Dengan berkata tidak tahu, manusia saling membutuhkan dan melengkapi. Ini akan membuat kehidupan seperti roda yang
berjalan stabil dan terus berputar. Karena keangkuhan atau kecongkakkan bisa
membuat kehidupan ini tidak sehat. Saya rasa masih ada saja orang-orang
disekeliling kita merasa dia tahu segala-galanya. Dengan segala arogansi dia harus
menjawab semua pertanyaan yang ditujukan kepadanya. Padahal bila ia bisa
berdamai dengan dirinya. Pasti dia akan menemukan sisi yang gelap dari
kehidupannya yang belum dan tidak bisa ia jawab.
Kemampuan kita
berbeda-beda. Masing-masing dari kita punya keunikan. Keahlian kita juga
berlainan. Mereka yang ingin berjalan sendiri diatas kaki sendiri, berarti dia
hanya mengoptimalkan satu kekuatan yang membutuhkan banyak tambal sulam
kekurangan yang ada. Dengan menyatukan kekuatan dan berbagai potensi itu,
berarti kita telah menyatukan dan menggabungkan berbagai unsur kekuatan. Artinya
dalam suatu bidang ilmu saja terdapat kemampuan berbeda-beda. Profesor saja
yang seorang ‘Guru Besar’ hanya mengusai satu keahlian ilmu saja. Itu juga
dibedakan ada ilmu kekhsusuannya. Misalnya profesor dari ilmu hukum. Ada
professor hukum tata negara atau profesor hukum internasional. Artinya ada
bidang kepakaran masing-masing. Ibarat
seperti seorang dokter ada spesialisasinya, seperti ada dokter spseialisasi
kandungan, spesialisasi anak, spesialisasi penyakit mulut, dlsb. Jadi tetap ada
keahlian khusus yang dipunyainya.
Orang-orang yang serba
tahu alias sok tahu tidak lah sama
kedudukannya dengan orang yang tidak tahu. Meskipun memang sama-sama tidak
tahu. Perbedaannya utamanya seringkali terletak akibat yang ditimbulkannya.

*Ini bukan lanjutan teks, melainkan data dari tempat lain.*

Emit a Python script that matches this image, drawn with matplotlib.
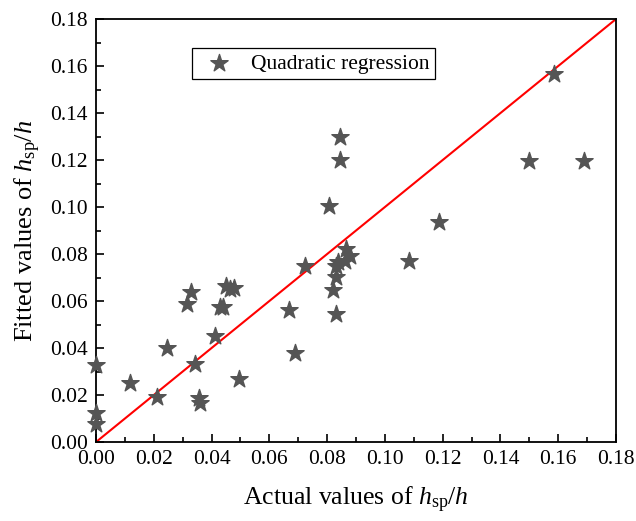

Akibat dari orang yang sok tahu dapat
menimbulkan malapetaka. Hidup memang
membutuhkan suatu keahlian spesial. Tak masalah bila kita hanya menguasai suatu
ke ilmuan tertentu. Tetapi jujur terhadap diri sendiri dan orang lain atas
ketidaktahuan akan suatu hal adalah pelengkap yang diambil dari segala
keahlian. Tidaklah aib berkata tika tahu, bukan kebodohan, atau bukan sekedar
mempertahankan gensi atau citra diri. Ini bukan sekedar sudut pandang aturan
dalam kehidupan, tapi ini juga bagian penting dari menghindari akibat dari sok tahu. Bahwa tidak aib berkata tidak tahu dan bukan
bodoh juga berkata tidak tahu. Dengan tetap memegang semangat menuntut ilmu,
kita harus menanamkan keberanian dan kelapangan hati untuk berani berkata tidak
tahu. Itu adalah jalan keselamatan dan kedamaian, sekaligus pintu kebesaran
yang sesungguhnya. Mengapa harus menutupi kebodohan kita, karena apa pun yang
kita ungkapkan akan menjadi musuh kita juga. Orang-orang pintar pasti menyakini
bahwa apa yang sudah mereka ucapkan pasti mengandung resiko baik sekarang
maupun nanti. Maka berkata tahu padahal tidak tahu akan menimbulkan resiko
besar, karena semua butuh pertanggujawaban. Dari sinilah seharusnya kita
bersemboyan disaat tidak tahu “Lebih
baik berkata tidak tahu daripada sok tahu”.
Untuk itulah kalau memang tidak tahu buat apa kita bersembunyi di balik
kata tahu. Katakan dengan segala kebesaran hati ini: “Maaf Saya tidak tahu” hehehe.